Tim Considine, who was a television star at the age of 14 in Disney’s “Spin and Marty” and went on to wider fame in the family series “My Three Sons,” died on Thursday at his home in the Mar Vista section of Los Angeles. He was 81, according to The NY Times.
“Spin and Marty” was an 11-minute serial shown on “The Mickey Mouse Club” from 1955 to 1958 — and in reruns through 2002. The young Considine was originally cast in what was supposed to be the lead, as Marty Markham, a snobbish rich kid spending the summer at the Triple R dude ranch. But he told his agent that he didn’t want the part, that he’d rather play Spin Evans, the more athletic and more popular character, the city boy with the cool flattop haircut, he said.
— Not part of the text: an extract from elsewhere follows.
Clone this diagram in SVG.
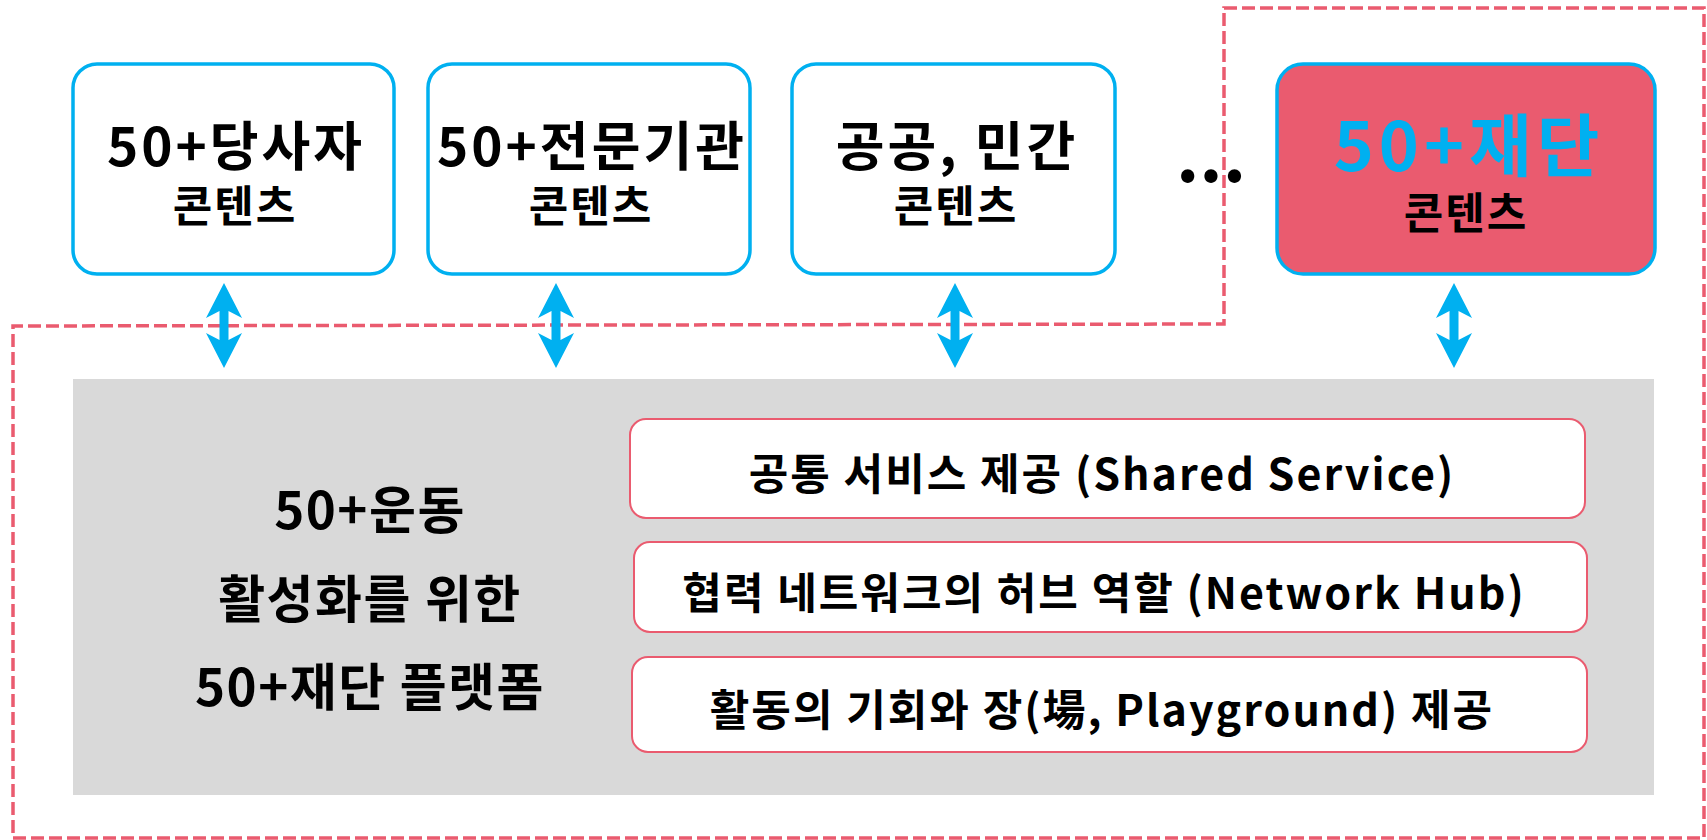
<svg xmlns="http://www.w3.org/2000/svg" xmlns:xlink="http://www.w3.org/1999/xlink" width="1707" height="840" viewBox="0 0 1707 840">
<style>
text{font-family:"Noto Sans CJK KR","Noto Sans",sans-serif;font-weight:bold;text-anchor:middle;fill:#000}
.top{fill:#fff;stroke:#00B0F0;stroke-width:3.5}
.topred{fill:#EA5B6F;stroke:#00B0F0;stroke-width:3.5}
.inner{fill:#fff;stroke:#EA5B6F;stroke-width:2}
.t1{font-size:53px;letter-spacing:3px}
.t2{font-size:43px;letter-spacing:2px}
.t3{font-size:51px;letter-spacing:1.5px}
.t4{font-size:43px;letter-spacing:2px}
.dash{fill:none;stroke:#EA5B6F;stroke-width:3.5;stroke-dasharray:13 5}
</style>
<defs>
<path id="dbl" fill="#00B0F0" d="M0 283 L18 318 L4.5 311 L4.5 340 L18 333 L0 368 L-18 333 L-4.5 340 L-4.5 311 L-18 318 Z"/>
</defs>
<rect width="1707" height="840" fill="#fff"/>
<g id="platform">
<rect x="73" y="379" width="1581" height="416" fill="#D9D9D9"/>
<text class="t3" x="370" y="529">50+운동</text>
<text class="t3" x="370" y="618">활성화를 위한</text>
<text class="t3" x="370" y="706">50+재단 플랫폼</text>
</g>
<g id="shared">
<rect class="inner" x="630" y="419" width="955" height="99" rx="16"/>
<text class="t4" x="1102" y="490">공통 서비스 제공 (Shared Service)</text>
</g>
<g id="hub">
<rect class="inner" x="634" y="542" width="953" height="90" rx="16"/>
<text class="t4" x="1104" y="609">협력 네트워크의 허브 역할 (Network Hub)</text>
</g>
<g id="playground">
<rect class="inner" x="632" y="657" width="955" height="95" rx="16"/>
<text class="t4" x="1102" y="726">활동의 기회와 장(場, Playground) 제공</text>
</g>
<g id="connectors">
<path class="dash" d="M1224 8 L1704 8 L1704 838 L13 838 L13 326 L1224 324 Z"/>
<use xlink:href="#dbl" x="224"/>
<use xlink:href="#dbl" x="556"/>
<use xlink:href="#dbl" x="955"/>
<use xlink:href="#dbl" x="1454"/>
</g>
<g id="n1">
<rect class="top" x="73" y="64" width="321" height="210" rx="24"/>
<text class="t1" x="236" y="166">50+당사자</text>
<text class="t2" x="235" y="222">콘텐츠</text>
</g>
<g id="n2">
<rect class="top" x="428" y="64" width="322" height="210" rx="24"/>
<text class="t1" x="592" y="166">50+전문기관</text>
<text class="t2" x="591" y="222">콘텐츠</text>
</g>
<g id="n3">
<rect class="top" x="792" y="64" width="323" height="210" rx="24"/>
<text class="t1" x="957" y="166">공공, 민간</text>
<text class="t2" x="956" y="222">콘텐츠</text>
</g>
<g id="ellipsis">
<text x="1211" y="182" style="font-size:72px">...</text>
</g>
<g id="n4">
<rect class="topred" x="1277" y="64" width="378" height="210" rx="26"/>
<text x="1469" y="171" style="font-size:68px;letter-spacing:5px;fill:#00B0F0">50+재단</text>
<text class="t2" x="1466" y="229">콘텐츠</text>
</g>
</svg>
The agent passed along the request, Spin’s role was beefed up and the series ended up being a partnership of adolescent equals — rivals who eventually became friends, riding, roping, boxing, sleeping in a bunkhouse and sitting around the campfire together. Mr. Considine became the first screen heartthrob for many preteen girls. David Stollery played Marty.
1940 – 2022 |
At 18 he appeared in the Disney feature film “The Shaggy Dog” (1959) — it also starred Mr. Kirk and Ms. Funicello — playing a duplicitous teenage boy whose best friend turns into a Bratislavian sheepdog and breaks up a spy ring. Considine’s part consisted mostly of expressing superiority over Mr. Kirk’s character and flirting with Funicello’s and Roberta Shore’s.
The film’s adult lead, Fred MacMurray, went on to star in “My Three Sons,” a half-hour sitcom about a widower and his all-male household, with Considine as his eldest son, Mike. The second son, Robbie, was played by Don Grady, and the youngest, Chip, by Stanley Livingston.
The show had its premiere on ABC in 1960 and ran, moving to CBS, until 1972. But Considine bowed out in 1965; his character married his girlfriend, played by Meredith MacRae, and moved away. (To fill his shoes, more or less, the family adopted a neighborhood boy, Ernie, played by Barry Livingston, Stanley’s real-life younger brother.)
Leaving “My Three Sons,” Mr. Considine did six television guest appearances in five years and had a memorable scene — playing a character credited as Soldier Who Gets Slapped — with George C. Scott in the film “Patton” (1970)
Timothy Daniel Considine was born on Dec. 31, 1940, in Los Angeles. His father, John W. Considine Jr., was a producer whose films included “Broadway Melody of 1936,” “Boys Town” (1938) and “Young Tom Edison” (1940). His mother, Carmen (Pantages) Considine, was the daughter of Alexander Pantages, founder of the vaudeville and movie theater chain.